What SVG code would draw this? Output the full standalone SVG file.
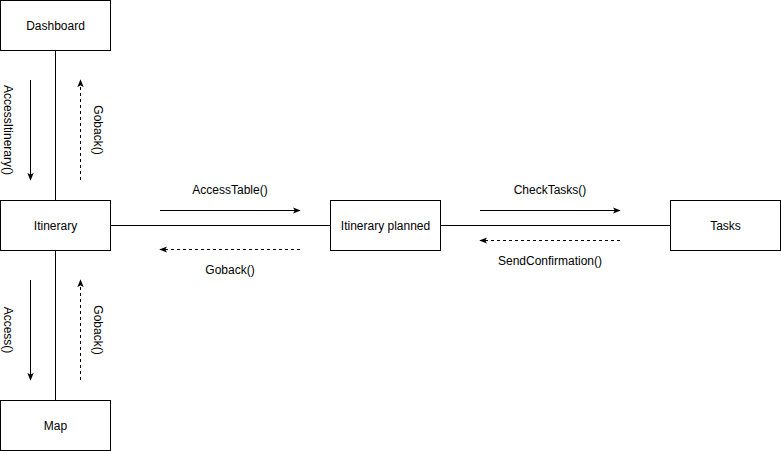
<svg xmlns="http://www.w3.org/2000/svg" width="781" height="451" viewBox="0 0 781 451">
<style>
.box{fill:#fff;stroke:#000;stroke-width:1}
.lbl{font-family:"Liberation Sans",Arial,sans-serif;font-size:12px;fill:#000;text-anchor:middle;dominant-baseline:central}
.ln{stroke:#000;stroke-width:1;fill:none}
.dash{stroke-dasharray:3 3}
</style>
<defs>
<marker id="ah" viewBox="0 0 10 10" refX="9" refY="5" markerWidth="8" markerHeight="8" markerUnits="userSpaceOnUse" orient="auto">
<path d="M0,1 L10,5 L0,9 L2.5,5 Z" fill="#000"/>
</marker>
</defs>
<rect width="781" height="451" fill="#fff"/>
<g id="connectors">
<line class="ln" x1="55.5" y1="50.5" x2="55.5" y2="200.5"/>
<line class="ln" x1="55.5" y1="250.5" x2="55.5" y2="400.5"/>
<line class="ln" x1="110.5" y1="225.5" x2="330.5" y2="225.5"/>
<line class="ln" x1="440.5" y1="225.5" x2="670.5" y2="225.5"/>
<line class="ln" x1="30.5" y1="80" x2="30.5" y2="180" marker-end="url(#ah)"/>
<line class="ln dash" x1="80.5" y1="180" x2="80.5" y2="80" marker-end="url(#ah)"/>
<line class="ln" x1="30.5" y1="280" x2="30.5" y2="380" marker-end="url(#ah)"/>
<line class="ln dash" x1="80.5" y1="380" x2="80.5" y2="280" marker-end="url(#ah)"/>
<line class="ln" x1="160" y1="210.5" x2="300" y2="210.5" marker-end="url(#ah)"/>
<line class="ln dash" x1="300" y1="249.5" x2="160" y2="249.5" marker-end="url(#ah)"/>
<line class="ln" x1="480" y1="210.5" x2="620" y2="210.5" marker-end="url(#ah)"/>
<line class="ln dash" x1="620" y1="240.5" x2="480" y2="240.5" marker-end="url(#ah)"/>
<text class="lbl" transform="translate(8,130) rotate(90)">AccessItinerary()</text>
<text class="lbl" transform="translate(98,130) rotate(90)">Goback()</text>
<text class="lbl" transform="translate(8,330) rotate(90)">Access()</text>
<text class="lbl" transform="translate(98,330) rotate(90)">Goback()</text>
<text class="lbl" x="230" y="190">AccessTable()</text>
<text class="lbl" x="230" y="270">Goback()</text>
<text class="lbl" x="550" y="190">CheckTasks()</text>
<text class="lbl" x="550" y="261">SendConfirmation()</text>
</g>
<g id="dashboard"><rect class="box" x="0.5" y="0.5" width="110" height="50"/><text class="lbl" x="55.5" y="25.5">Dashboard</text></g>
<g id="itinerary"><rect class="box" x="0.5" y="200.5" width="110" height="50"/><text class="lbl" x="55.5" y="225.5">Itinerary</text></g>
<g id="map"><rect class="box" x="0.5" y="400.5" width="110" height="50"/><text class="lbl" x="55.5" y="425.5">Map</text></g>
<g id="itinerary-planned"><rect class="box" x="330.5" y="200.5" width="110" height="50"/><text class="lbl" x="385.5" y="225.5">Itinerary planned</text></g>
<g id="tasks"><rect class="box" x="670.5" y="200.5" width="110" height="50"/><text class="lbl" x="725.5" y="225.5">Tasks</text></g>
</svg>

WHAT IS EXPECTED: Restate the full listing verbatim and drop every picture.

WORKED SOLUTION:
What SVG code would draw this? Output the full standalone SVG file.
<svg xmlns="http://www.w3.org/2000/svg" width="781" height="451" viewBox="0 0 781 451">
<style>
.box{fill:#fff;stroke:#000;stroke-width:1}
.lbl{font-family:"Liberation Sans",Arial,sans-serif;font-size:12px;fill:#000;text-anchor:middle;dominant-baseline:central}
.ln{stroke:#000;stroke-width:1;fill:none}
.dash{stroke-dasharray:3 3}
</style>
<defs>
<marker id="ah" viewBox="0 0 10 10" refX="9" refY="5" markerWidth="8" markerHeight="8" markerUnits="userSpaceOnUse" orient="auto">
<path d="M0,1 L10,5 L0,9 L2.5,5 Z" fill="#000"/>
</marker>
</defs>
<rect width="781" height="451" fill="#fff"/>
<g id="connectors">
<line class="ln" x1="55.5" y1="50.5" x2="55.5" y2="200.5"/>
<line class="ln" x1="55.5" y1="250.5" x2="55.5" y2="400.5"/>
<line class="ln" x1="110.5" y1="225.5" x2="330.5" y2="225.5"/>
<line class="ln" x1="440.5" y1="225.5" x2="670.5" y2="225.5"/>
<line class="ln" x1="30.5" y1="80" x2="30.5" y2="180" marker-end="url(#ah)"/>
<line class="ln dash" x1="80.5" y1="180" x2="80.5" y2="80" marker-end="url(#ah)"/>
<line class="ln" x1="30.5" y1="280" x2="30.5" y2="380" marker-end="url(#ah)"/>
<line class="ln dash" x1="80.5" y1="380" x2="80.5" y2="280" marker-end="url(#ah)"/>
<line class="ln" x1="160" y1="210.5" x2="300" y2="210.5" marker-end="url(#ah)"/>
<line class="ln dash" x1="300" y1="249.5" x2="160" y2="249.5" marker-end="url(#ah)"/>
<line class="ln" x1="480" y1="210.5" x2="620" y2="210.5" marker-end="url(#ah)"/>
<line class="ln dash" x1="620" y1="240.5" x2="480" y2="240.5" marker-end="url(#ah)"/>
<text class="lbl" transform="translate(8,130) rotate(90)">AccessItinerary()</text>
<text class="lbl" transform="translate(98,130) rotate(90)">Goback()</text>
<text class="lbl" transform="translate(8,330) rotate(90)">Access()</text>
<text class="lbl" transform="translate(98,330) rotate(90)">Goback()</text>
<text class="lbl" x="230" y="190">AccessTable()</text>
<text class="lbl" x="230" y="270">Goback()</text>
<text class="lbl" x="550" y="190">CheckTasks()</text>
<text class="lbl" x="550" y="261">SendConfirmation()</text>
</g>
<g id="dashboard"><rect class="box" x="0.5" y="0.5" width="110" height="50"/><text class="lbl" x="55.5" y="25.5">Dashboard</text></g>
<g id="itinerary"><rect class="box" x="0.5" y="200.5" width="110" height="50"/><text class="lbl" x="55.5" y="225.5">Itinerary</text></g>
<g id="map"><rect class="box" x="0.5" y="400.5" width="110" height="50"/><text class="lbl" x="55.5" y="425.5">Map</text></g>
<g id="itinerary-planned"><rect class="box" x="330.5" y="200.5" width="110" height="50"/><text class="lbl" x="385.5" y="225.5">Itinerary planned</text></g>
<g id="tasks"><rect class="box" x="670.5" y="200.5" width="110" height="50"/><text class="lbl" x="725.5" y="225.5">Tasks</text></g>
</svg>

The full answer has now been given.